Following the trend set by Batman Begins and the Spider-Man series, the cast of Iron Man is made up not by the hunks and/or starlets of the day, but rather with celebrated, award-winning actors. Robert Downey, Jr., perfectly matched as he may be to the character, and his “troubled” past notwithstanding, remains a forty-something actor with little-to-no box office success behind him, but rather a resume filled with praised performances. Gwyneth Paltrow hasn’t been in a big-budget feature since 2004’s Sky Captain and the World of Tomorrow, and Terrence Howard is still known for Hustle & Flow and Crash more than anything else in his career (Jeff Bridges remains somewhat of an enigma to Hollywood. In the 80s, he was the hunky leading man through the 80s; he went through a down period in the 90s, only to see his career take off again after 1999’s The Big Lebowski. Since then, he’s settled into a nice groove, mixing it up between leading man roles and supporting turns.).
* The first 2/3.
It’s a mystery that we as moviegoers all love superhero origin tales so much, since they’re all essentially the same. Director Jon Favreau manages to keep the story fresh despite its predictability, by starting us off with a bang (literally), only to scale back and let us see into the character of Tony Stark a bit before unleashing Iron Man (and the mayhem he brings). Though some may clamor that there’s a lack of action to be had (considering the genre) it’s refreshing to see that cast put to good use, rather than spouting off inane lines and being little more than objects placed in front of a blue screen (I’m looking at you, Lucas).
* “Vegas, baby, Vegas”
Favreau throws a not-so-inside joke to the audience as he places himself in the film in a minor role as one of Stark’s entourage. The kicker comes when he’s subtly introduced – standing behind Stark as the future Iron Man plays craps at a Vegas casino. If only Vince Vaughan had shown up in the background as well. It was also nice to see that Favreau has dropped quite a few pounds, though that’s neither here nor there.
Things I Didn’t Like About Iron Man:
* The last 1/3
It’s not as if the movie falls apart or somehow gets dumb over the final 40 minutes, but the final showdown is somewhat lackluster, complete with a too-predictable fight (Nick from R2D2 makes a great point about the usage or weapons, or lack thereof).

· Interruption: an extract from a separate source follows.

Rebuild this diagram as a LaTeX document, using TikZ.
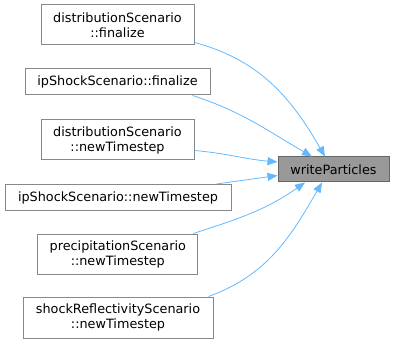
\documentclass[tikz,border=0pt]{standalone}
\usepackage{fontspec}
\setmainfont{DejaVu Sans}
\usepackage{xcolor}
\definecolor{EdgeBlue}{HTML}{63B8FF}
\definecolor{BoxBorder}{HTML}{888888}
\definecolor{FocusFill}{HTML}{999999}
\definecolor{FocusBorder}{HTML}{666666}
\usepackage{tikz}
\usetikzlibrary{arrows.meta}

\begin{document}
\begin{tikzpicture}[
  x=1pt, y=1pt,
  fnbox/.style={rectangle, draw=BoxBorder, fill=white, line width=1pt,
                inner sep=0pt, align=center, text=black,
                font=\fontsize{12.8}{15}\selectfont},
  focusbox/.style={fnbox, draw=FocusBorder, fill=FocusFill},
  callarr/.style={-{Triangle[length=10pt, width=8pt]}, line width=0.8pt, color=EdgeBlue},
]
  \useasboundingbox (0,0) rectangle (395,-344);

  % Callers
  \node[fnbox, minimum width=153, minimum height=40] (distfin) at (117.5,-25) {distributionScenario\\::finalize};
  \node[fnbox, minimum width=185, minimum height=26] (ipfin) at (117.5,-82) {ipShockScenario::finalize};
  \node[fnbox, minimum width=153, minimum height=40] (distnew) at (117.5,-140) {distributionScenario\\::newTimestep};
  \node[fnbox, minimum width=226, minimum height=26] (ipnew) at (118,-197.5) {ipShockScenario::newTimestep};
  \node[fnbox, minimum width=160, minimum height=40] (precnew) at (117.8,-254) {precipitationScenario\\::newTimestep};
  \node[fnbox, minimum width=190, minimum height=41] (shocknew) at (118,-317.5) {shockReflectivityScenario\\::newTimestep};

  % Callee
  \node[focusbox, minimum width=111, minimum height=25] (write) at (333.5,-169.5) {writeParticles};

  % Call edges
  \draw[callarr] ([yshift=3pt]distfin.south east) to[out=-15, in=120] ([xshift=-8.5pt]write.north);
  \draw[callarr] ([xshift=-18pt]ipfin.south east) to[out=-18, in=150] ([xshift=-21.5pt]write.north);
  \draw[callarr] ([yshift=10pt]distnew.south east) to[out=-5, in=175] ([yshift=7.5pt]write.west);
  \draw[callarr] ([xshift=-15pt]ipnew.north east) to[out=8, in=188] ([yshift=-6pt]write.west);
  \draw[callarr] ([xshift=-5pt]precnew.north east) to[out=18, in=215] ([xshift=-28.5pt]write.south);
  \draw[callarr] ([xshift=-5pt]shocknew.north east) to[out=20, in=240] ([xshift=-11.5pt]write.south);
\end{tikzpicture}
\end{document}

* The usage of Terrence Howard
From what I hear, many of Howard’s scenes were cut from the film, and it’s pretty obvious when watching. His de-facto buddy role is all but useless, a “fighter pilot” that never fights. Also, why is an Air Force colonel acting as the presenter at a press conference being held at Stark’s company? Doesn’t he have better things to do?
* Bond. James Bond.
I’m more than willing to suspend disbelief for movies, even more so for superhero ones. And despite the fact that I am not in fact a billionaire, nor do I have any clue what arc reactor technology is, the speed and intelligence of Stark’s home computing workshop goes beyond the limits of belief. Though it’s never specifically mentioned how long it took him to concept/build the Iron Man suit, it seems as though Stark could build aircraft carriers in his basement in a week, what with his endless resources (money and scrap materials). All this from a suspended beachfront house in Malibu. A minor quibble, but still, I have my limits.
* The fact that I missed the scene that played after the credits
But that’s my own fault, I suppose. Anyway, it ought to be on YouTube soon enough.